Can you imagine if puppies could legally be kept in cages so small they couldn’t move, had their tails cut off without anesthetic, or were killed by having their heads slammed into the ground? No compassionate person––or modern, just legal system––would permit such cruelty.
At the state level, farmed animals are often only protected by weak, poorly enforced laws aimed at preventing “malicious” or “sadistic” abuse such as merciless beatings. Otherwise, the industries that exploit animals have been given a free pass to write their own rules—and animals are left to pay a heavy price.
The Federal Government Stalls While States Begin to Take Action
Big Ag interests have blocked all attempts to improve federal laws for farmed animals, but 11 states have made progress by banning the extreme confinement of one or more farmed animal species.

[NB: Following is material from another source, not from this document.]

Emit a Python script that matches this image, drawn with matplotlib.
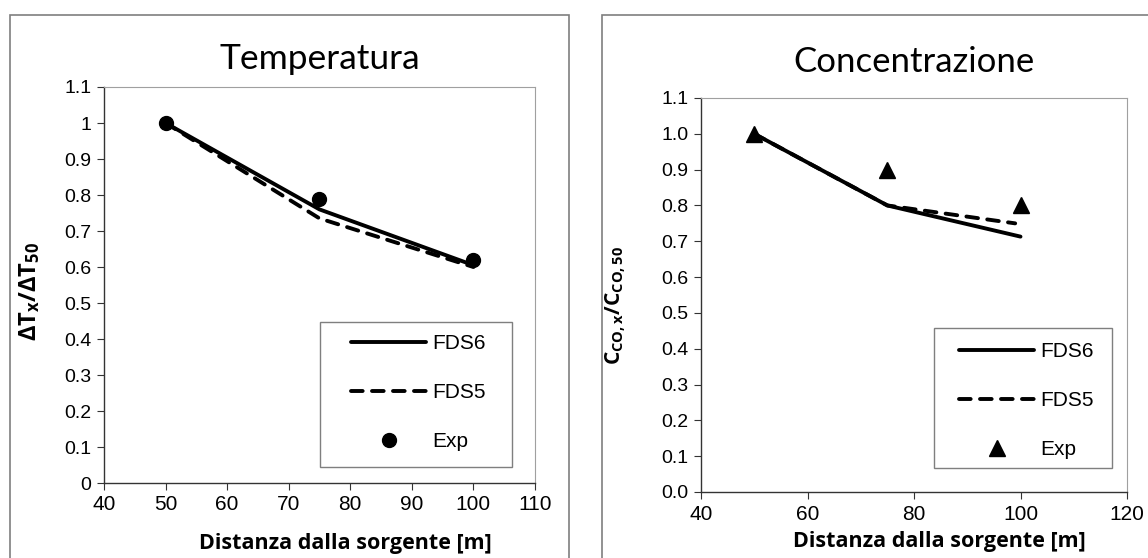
import matplotlib
matplotlib.use('Agg')
import matplotlib.pyplot as plt
from matplotlib.patches import Rectangle
from matplotlib.ticker import FixedLocator, FuncFormatter

plt.rcParams['font.family'] = ['Liberation Sans', 'DejaVu Sans']
plt.rcParams['mathtext.fontset'] = 'custom'
plt.rcParams['mathtext.rm'] = 'Open Sans'
plt.rcParams['mathtext.bf'] = 'Open Sans:bold'

# Temperatura
temp_x = [50, 75, 100]
temp_fds6 = [1.0, 0.76, 0.605]
temp_fds5 = [1.0, 0.735, 0.60]
temp_exp = [1.0, 0.79, 0.62]

# Concentrazione
conc_x = [50, 75, 100]
conc_fds6 = [1.0, 0.80, 0.713]
conc_x5 = [50, 75, 99]
conc_fds5 = [1.0, 0.80, 0.75]
conc_exp = [1.0, 0.90, 0.80]

W, H = 1148, 558
fig = plt.figure(figsize=(W / 100, H / 100), dpi=100)

# panel frames
for x0, x1 in [(10, 569), (602, 1160)]:
    fig.patches.append(Rectangle((x0 / W, -0.05), (x1 - x0) / W, 1.05 - 15 / H,
                                 transform=fig.transFigure, fill=False,
                                 edgecolor='#7f7f7f', linewidth=1.2))

dash = (0, (3.0, 2.4))
LW = 2.8


def px_axes(box):
    # box = (left, top, right, bottom) in image pixels
    l, t, r, b = box
    return fig.add_axes([l / W, 1 - b / H, (r - l) / W, (b - t) / H])


def to_ax(box, x, y):
    l, t, r, b = box
    return (x - l) / (r - l), (b - y) / (b - t)


def style_axes(ax, xticks, yfmt):
    ax.set_ylim(0, 1.1)
    ax.set_xlim(xticks[0], xticks[-1])
    ax.xaxis.set_major_locator(FixedLocator(xticks))
    ax.yaxis.set_major_locator(FixedLocator([i / 10 for i in range(12)]))
    ax.yaxis.set_major_formatter(FuncFormatter(yfmt))
    for s in ['top', 'right']:
        ax.spines[s].set_color('#a0a0a0')
        ax.spines[s].set_linewidth(0.8)
    for s in ['left', 'bottom']:
        ax.spines[s].set_color('#333333')
        ax.spines[s].set_linewidth(1.0)
    ax.tick_params(direction='out', length=5, width=0.8, color='#333333')
    ax.tick_params(axis='x', labelsize=15, pad=4)
    ax.tick_params(axis='y', labelsize=14, pad=4)


def legend(ax, box, frame, handle_x, row1_y):
    l, t, r, b = frame
    fx0, fy1 = to_ax(box, l, t)
    fx1, fy0 = to_ax(box, r, b)
    ax.add_patch(Rectangle((fx0, fy0), fx1 - fx0, fy1 - fy0, transform=ax.transAxes,
                           facecolor='white', edgecolor='#7f7f7f', linewidth=1.0,
                           zorder=4))
    leg = ax.legend(loc='upper left', bbox_to_anchor=to_ax(box, handle_x, row1_y - 12),
                    frameon=False, handlelength=3.6, handletextpad=0.3,
                    labelspacing=1.45, borderpad=0, borderaxespad=0,
                    prop=dict(family='Liberation Sans', size=15))
    leg.set_zorder(5)


# left panel
box1 = (104, 87, 535, 483)
ax1 = px_axes(box1)
ax1.plot(temp_x, temp_fds6, color='black', lw=LW, solid_capstyle='round', label='FDS6')
ax1.plot(temp_x, temp_fds5, color='black', lw=LW, linestyle=dash, dash_capstyle='round', label='FDS5')
ax1.plot(temp_x, temp_exp, 'o', color='black', ms=10, label='Exp')
style_axes(ax1, [40, 50, 60, 70, 80, 90, 100, 110], lambda v, p: f'{v:g}')
ax1.set_title('Temperatura', family='Lato', fontsize=25.5, pad=13)
ax1.set_xlabel('Distanza dalla sorgente [m]', family='Open Sans', weight='bold', fontsize=15.5)
ax1.xaxis.set_label_coords(0.56, -0.125)
ax1.set_ylabel(r'$\mathbf{\Delta T_x/\Delta T_{50}}$', fontsize=17)
ax1.yaxis.set_label_coords(to_ax(box1, 42, 0)[0], to_ax(box1, 0, 291)[1])
legend(ax1, box1, (320, 322, 512, 467), 351, 346)

# right panel
box2 = (701, 98, 1127, 492)
ax2 = px_axes(box2)
ax2.plot(conc_x, conc_fds6, color='black', lw=LW, solid_capstyle='round', label='FDS6')
ax2.plot(conc_x5, conc_fds5, color='black', lw=LW, linestyle=dash, dash_capstyle='round', label='FDS5')
ax2.plot(conc_x, conc_exp, '^', color='black', ms=11, label='Exp')
style_axes(ax2, [40, 60, 80, 100, 120], lambda v, p: f'{v:.1f}')
ax2.set_title('Concentrazione', family='Lato', fontsize=25, pad=19)
ax2.set_xlabel('Distanza dalla sorgente [m]', family='Open Sans', weight='bold', fontsize=15.5)
ax2.xaxis.set_label_coords(0.56, -0.10)
ax2.set_ylabel(r'$\mathbf{C_{CO,x}/C_{CO,50}}$', fontsize=15)
ax2.yaxis.set_label_coords(to_ax(box2, 628, 0)[0], to_ax(box2, 0, 306)[1])
legend(ax2, box2, (934, 328, 1112, 468), 959, 354)

fig.savefig('out.png', dpi=100)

Last year 78 percent of Massachusetts voters checked “yes” on a ballot measure to ban battery cages for egg-laying hens, gestation crates for mother pigs, and veal crates for calves. Similar ballot measures have passed in California, Florida, and Arizona, while elected officials have passed laws in Kentucky, Colorado, Maine, Michigan, Ohio, and other states.
But we have a long way to go. While these state laws bring some relief to millions of farmed animals each year, cage-free doesn’t mean cruelty-free.
It’s clear that laws against animal cruelty exist for a purpose: to prevent animal suffering. Farmed animals are not excluded from these laws because they do not suffer, but because their suffering is a byproduct of a process that commodifies their bodies. If not for the might of the industries that profit from their pain, these animals would likely enjoy, at the very least, the same protections as our dogs and cats.
After all, surveys show that the majority of Americans of all ages, genders, and political leanings believe that farmed animals do indeed deserve protection from cruelty.
Along with the questions we must raise about inconsistencies within our legal system, we must also ask ourselves: If animals are the same in all important ways, are we justified in loving one kind while consuming another?